■ What to work on
Write out all the lines again, precisely as they stand, but without the images.

■ Given material
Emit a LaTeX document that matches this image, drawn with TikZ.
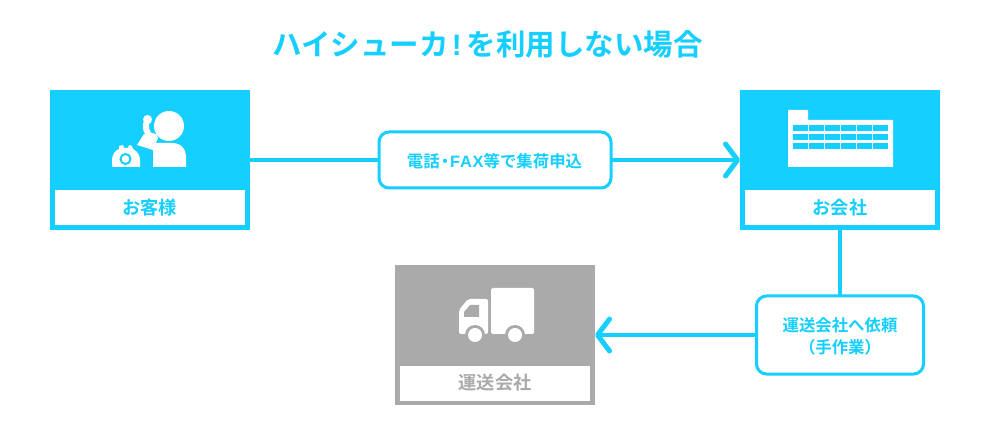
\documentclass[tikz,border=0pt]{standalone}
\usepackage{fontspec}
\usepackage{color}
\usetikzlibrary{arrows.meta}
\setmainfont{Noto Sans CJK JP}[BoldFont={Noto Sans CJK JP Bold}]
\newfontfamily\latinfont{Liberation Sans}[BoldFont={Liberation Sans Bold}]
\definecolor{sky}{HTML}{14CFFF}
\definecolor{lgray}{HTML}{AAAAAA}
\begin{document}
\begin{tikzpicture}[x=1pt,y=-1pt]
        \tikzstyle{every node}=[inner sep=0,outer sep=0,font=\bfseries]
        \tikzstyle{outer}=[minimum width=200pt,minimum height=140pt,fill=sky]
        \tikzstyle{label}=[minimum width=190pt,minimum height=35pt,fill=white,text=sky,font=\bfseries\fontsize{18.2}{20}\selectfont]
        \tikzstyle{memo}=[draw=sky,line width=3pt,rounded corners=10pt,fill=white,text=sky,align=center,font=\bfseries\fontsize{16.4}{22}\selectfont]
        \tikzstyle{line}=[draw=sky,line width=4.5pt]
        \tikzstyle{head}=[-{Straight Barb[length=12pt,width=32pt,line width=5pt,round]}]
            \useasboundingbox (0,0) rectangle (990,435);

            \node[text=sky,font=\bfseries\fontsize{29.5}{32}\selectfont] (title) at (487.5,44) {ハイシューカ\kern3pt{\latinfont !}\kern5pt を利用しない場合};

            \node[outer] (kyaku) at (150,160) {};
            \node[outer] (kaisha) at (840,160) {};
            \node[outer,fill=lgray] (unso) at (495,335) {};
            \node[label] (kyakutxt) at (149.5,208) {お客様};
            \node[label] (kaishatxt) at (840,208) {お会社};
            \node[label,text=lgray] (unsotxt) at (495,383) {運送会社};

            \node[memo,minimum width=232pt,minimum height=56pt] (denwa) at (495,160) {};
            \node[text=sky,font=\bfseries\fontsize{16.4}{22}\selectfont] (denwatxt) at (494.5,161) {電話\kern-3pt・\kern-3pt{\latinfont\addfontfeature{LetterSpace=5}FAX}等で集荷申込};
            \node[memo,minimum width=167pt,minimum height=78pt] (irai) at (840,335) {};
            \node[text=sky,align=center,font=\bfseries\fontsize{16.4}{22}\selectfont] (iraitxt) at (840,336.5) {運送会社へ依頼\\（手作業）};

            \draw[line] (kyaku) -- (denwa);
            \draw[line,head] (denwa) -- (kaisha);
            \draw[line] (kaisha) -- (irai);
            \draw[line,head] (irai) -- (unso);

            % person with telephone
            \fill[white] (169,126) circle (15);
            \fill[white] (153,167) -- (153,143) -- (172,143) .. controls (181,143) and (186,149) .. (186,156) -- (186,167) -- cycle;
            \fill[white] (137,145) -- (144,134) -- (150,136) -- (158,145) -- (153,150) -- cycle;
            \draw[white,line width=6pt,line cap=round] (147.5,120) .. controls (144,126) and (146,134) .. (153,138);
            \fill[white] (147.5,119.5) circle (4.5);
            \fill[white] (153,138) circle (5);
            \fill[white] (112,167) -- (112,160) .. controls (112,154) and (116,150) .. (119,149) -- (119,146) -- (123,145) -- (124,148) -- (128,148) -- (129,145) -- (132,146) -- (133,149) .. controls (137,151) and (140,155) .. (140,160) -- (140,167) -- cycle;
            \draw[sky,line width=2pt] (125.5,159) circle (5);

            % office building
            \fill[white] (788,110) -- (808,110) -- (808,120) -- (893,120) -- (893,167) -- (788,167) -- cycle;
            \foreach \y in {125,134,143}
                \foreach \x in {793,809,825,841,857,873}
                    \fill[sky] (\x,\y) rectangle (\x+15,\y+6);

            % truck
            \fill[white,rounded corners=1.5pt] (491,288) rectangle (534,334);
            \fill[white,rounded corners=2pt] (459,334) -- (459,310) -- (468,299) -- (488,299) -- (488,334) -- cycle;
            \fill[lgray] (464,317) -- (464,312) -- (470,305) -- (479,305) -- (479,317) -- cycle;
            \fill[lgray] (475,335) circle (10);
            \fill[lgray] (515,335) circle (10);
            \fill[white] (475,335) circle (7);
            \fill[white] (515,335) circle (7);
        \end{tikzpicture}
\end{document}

■ Expected answer
Emit a LaTeX document that matches this image, drawn with TikZ.
\documentclass[tikz,border=0pt]{standalone}
\usepackage{fontspec}
\usepackage{color}
\usetikzlibrary{arrows.meta}
\setmainfont{Noto Sans CJK JP}[BoldFont={Noto Sans CJK JP Bold}]
\newfontfamily\latinfont{Liberation Sans}[BoldFont={Liberation Sans Bold}]
\definecolor{sky}{HTML}{14CFFF}
\definecolor{lgray}{HTML}{AAAAAA}
\begin{document}
\begin{tikzpicture}[x=1pt,y=-1pt]
        \tikzstyle{every node}=[inner sep=0,outer sep=0,font=\bfseries]
        \tikzstyle{outer}=[minimum width=200pt,minimum height=140pt,fill=sky]
        \tikzstyle{label}=[minimum width=190pt,minimum height=35pt,fill=white,text=sky,font=\bfseries\fontsize{18.2}{20}\selectfont]
        \tikzstyle{memo}=[draw=sky,line width=3pt,rounded corners=10pt,fill=white,text=sky,align=center,font=\bfseries\fontsize{16.4}{22}\selectfont]
        \tikzstyle{line}=[draw=sky,line width=4.5pt]
        \tikzstyle{head}=[-{Straight Barb[length=12pt,width=32pt,line width=5pt,round]}]
            \useasboundingbox (0,0) rectangle (990,435);

            \node[text=sky,font=\bfseries\fontsize{29.5}{32}\selectfont] (title) at (487.5,44) {ハイシューカ\kern3pt{\latinfont !}\kern5pt を利用しない場合};

            \node[outer] (kyaku) at (150,160) {};
            \node[outer] (kaisha) at (840,160) {};
            \node[outer,fill=lgray] (unso) at (495,335) {};
            \node[label] (kyakutxt) at (149.5,208) {お客様};
            \node[label] (kaishatxt) at (840,208) {お会社};
            \node[label,text=lgray] (unsotxt) at (495,383) {運送会社};

            \node[memo,minimum width=232pt,minimum height=56pt] (denwa) at (495,160) {};
            \node[text=sky,font=\bfseries\fontsize{16.4}{22}\selectfont] (denwatxt) at (494.5,161) {電話\kern-3pt・\kern-3pt{\latinfont\addfontfeature{LetterSpace=5}FAX}等で集荷申込};
            \node[memo,minimum width=167pt,minimum height=78pt] (irai) at (840,335) {};
            \node[text=sky,align=center,font=\bfseries\fontsize{16.4}{22}\selectfont] (iraitxt) at (840,336.5) {運送会社へ依頼\\（手作業）};

            \draw[line] (kyaku) -- (denwa);
            \draw[line,head] (denwa) -- (kaisha);
            \draw[line] (kaisha) -- (irai);
            \draw[line,head] (irai) -- (unso);

            % person with telephone
            \fill[white] (169,126) circle (15);
            \fill[white] (153,167) -- (153,143) -- (172,143) .. controls (181,143) and (186,149) .. (186,156) -- (186,167) -- cycle;
            \fill[white] (137,145) -- (144,134) -- (150,136) -- (158,145) -- (153,150) -- cycle;
            \draw[white,line width=6pt,line cap=round] (147.5,120) .. controls (144,126) and (146,134) .. (153,138);
            \fill[white] (147.5,119.5) circle (4.5);
            \fill[white] (153,138) circle (5);
            \fill[white] (112,167) -- (112,160) .. controls (112,154) and (116,150) .. (119,149) -- (119,146) -- (123,145) -- (124,148) -- (128,148) -- (129,145) -- (132,146) -- (133,149) .. controls (137,151) and (140,155) .. (140,160) -- (140,167) -- cycle;
            \draw[sky,line width=2pt] (125.5,159) circle (5);

            % office building
            \fill[white] (788,110) -- (808,110) -- (808,120) -- (893,120) -- (893,167) -- (788,167) -- cycle;
            \foreach \y in {125,134,143}
                \foreach \x in {793,809,825,841,857,873}
                    \fill[sky] (\x,\y) rectangle (\x+15,\y+6);

            % truck
            \fill[white,rounded corners=1.5pt] (491,288) rectangle (534,334);
            \fill[white,rounded corners=2pt] (459,334) -- (459,310) -- (468,299) -- (488,299) -- (488,334) -- cycle;
            \fill[lgray] (464,317) -- (464,312) -- (470,305) -- (479,305) -- (479,317) -- cycle;
            \fill[lgray] (475,335) circle (10);
            \fill[lgray] (515,335) circle (10);
            \fill[white] (475,335) circle (7);
            \fill[white] (515,335) circle (7);
        \end{tikzpicture}
\end{document}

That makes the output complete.